On Wednesday, September 25, the new version of a classic from the erotic cinema of the 1970s, Emmanuelle, will be released. In 1974, the film directed by Just Jaeckin attracted nine million viewers in France and nearly 50 million worldwide. It remained in theaters for ten years in a cinema in Paris, where tourists came to see the film.
The story told how the wife of a diplomat discovered the joys of exotic sex while joining her husband in Bangkok. The actress, Sylvia Kristel, became a star and went on to star in a series of sequels. Fifty years later, the film by Audrey Diwan has little in common with the original.
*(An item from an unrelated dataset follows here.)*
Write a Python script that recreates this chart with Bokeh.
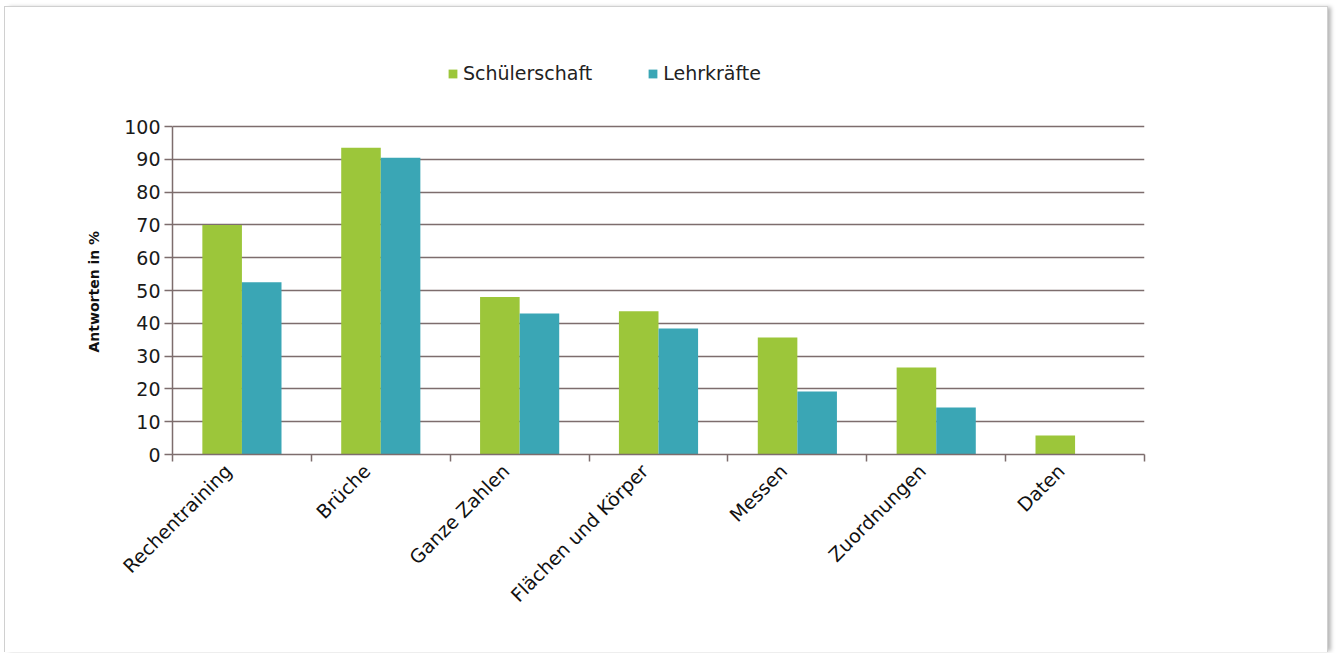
from math import pi
from bokeh.plotting import figure
from bokeh.models import (Range1d, LinearAxis, FixedTicker, Title,
                          ColumnDataSource, Legend, LegendItem)
from bokeh.transform import dodge
from bokeh.embed import file_html
from bokeh.resources import INLINE

categories = ["Rechentraining", "Brüche", "Ganze Zahlen", "Flächen und Körper",
              "Messen", "Zuordnungen", "Daten"]
schuelerschaft = [70, 93.5, 48, 43.7, 35.7, 26.5, 5.8]
lehrkraefte = [52.5, 90.5, 43, 38.4, 19.2, 14.3, 0]
y_ticks = [0, 10, 20, 30, 40, 50, 60, 70, 80, 90, 100]

GREEN = "#9cc63a"
BLUE = "#3aa6b5"
GRID = "#7d6d6d"
FONT = "DejaVu Sans"
Y_MAX = 124.4        # headroom above 100 holds the legend
LABEL_SHIFT = 0.1    # category labels end slightly left of the group centre

n = len(categories)
centers = [i + 0.5 for i in range(n)]
label_ticks = [c - LABEL_SHIFT for c in centers]
src = ColumnDataSource(dict(pos=centers, cat=categories, s=schuelerschaft, l=lehrkraefte))

p = figure(width=1324, height=646, x_range=Range1d(0, n),
           y_range=Range1d(0, Y_MAX), output_backend="svg", toolbar_location=None,
           x_axis_location=None, y_axis_location=None,
           min_border_left=167, min_border_right=185, min_border_top=39, min_border_bottom=199,
           background_fill_color="white", border_fill_color="white", outline_line_color=None)
p.styles = {"border": "1px solid #d0d0d0", "border-bottom": "none",
            "box-shadow": "4px 0 4px -1px #b8b8b8", "margin-left": "4px", "margin-top": "6px"}

r1 = p.vbar(x=dodge("pos", -0.1425), top="s", width=0.285, source=src,
            fill_color=GREEN, line_color=None)
r2 = p.vbar(x=dodge("pos", 0.1425), top="l", width=0.285, source=src,
            fill_color=BLUE, line_color=None)

# y axis
yax = LinearAxis(ticker=FixedTicker(ticks=y_ticks), bounds=(0, 100))
yax.axis_line_color = GRID
yax.axis_line_width = 1.5
yax.major_tick_line_color = GRID
yax.major_tick_line_width = 1.5
yax.major_tick_in = 0
yax.major_tick_out = 8
yax.minor_tick_line_color = None
yax.major_label_text_font = FONT
yax.major_label_text_font_size = "19px"
yax.major_label_text_color = "#1a1a1a"
yax.major_label_standoff = 4
p.add_layout(yax, "left")

ytitle = Title(text="Antworten in %", align="left", offset=102, standoff=40,
               text_font=FONT, text_font_style="bold", text_font_size="14px",
               text_color="#111111")
p.add_layout(ytitle, "left")

# x axis: tick marks at category boundaries
xt = LinearAxis(ticker=FixedTicker(ticks=list(range(n + 1))))
xt.axis_line_color = GRID
xt.axis_line_width = 1.5
xt.major_tick_line_color = GRID
xt.major_tick_line_width = 1.5
xt.major_tick_in = 0
xt.major_tick_out = 7
xt.minor_tick_line_color = None
xt.major_label_text_font_size = "0px"
xt.major_label_standoff = 0
p.add_layout(xt, "below")

# x axis: category labels
xc = LinearAxis(ticker=FixedTicker(ticks=label_ticks),
                major_label_overrides={t: name for t, name in zip(label_ticks, categories)})
xc.axis_line_color = None
xc.major_tick_line_color = None
xc.minor_tick_line_color = None
xc.major_label_orientation = pi / 4
xc.major_label_text_font = FONT
xc.major_label_text_font_size = "19px"
xc.major_label_text_color = "#111111"
xc.major_label_standoff = 0
p.add_layout(xc, "below")

p.ygrid.ticker = FixedTicker(ticks=y_ticks)
p.ygrid.grid_line_color = GRID
p.ygrid.grid_line_width = 1.5
p.xgrid.grid_line_color = None

legend = Legend(items=[LegendItem(label="Schülerschaft", renderers=[r1]),
                       LegendItem(label="Lehrkräfte", renderers=[r2])],
                orientation="horizontal", location=(275, 370),
                glyph_width=11, glyph_height=11, spacing=55, padding=0, margin=0,
                label_text_font=FONT, label_text_font_size="19px", label_text_color="#222222",
                label_standoff=5, border_line_color=None, background_fill_alpha=0)
p.add_layout(legend, "center")

open("out.html", "w").write(file_html(p, INLINE))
The director returned to the original book, published in 1959 by Emmanuelle Arsan, which became a pre-feminist phenomenon before May 1968. The 1974 film portrayed Emmanuelle as an object of pleasure offered to men. In the new film, she is portrayed as an independent young woman working in luxury hospitality who decides to search for a sexual pleasure she is unable to feel.
“My project was to make a clean break with the past,” said Audrey Diwan, the director. In 2024, Noémie Merlant embodies the new Emmanuelle. Since the first film in 1974, eroticism has given way to pornography accessible to all.
The Emmanuelle of 2024 is a post-#MeToo film that does not offer thrills. The overall tone is sometimes a bit cerebral and keeps the viewer at a distance. Audrey Diwan delivers a film with a troubling aesthetic, supported by an impressive actress, with a necessary discourse on this territory often unexplored by men: female pleasure.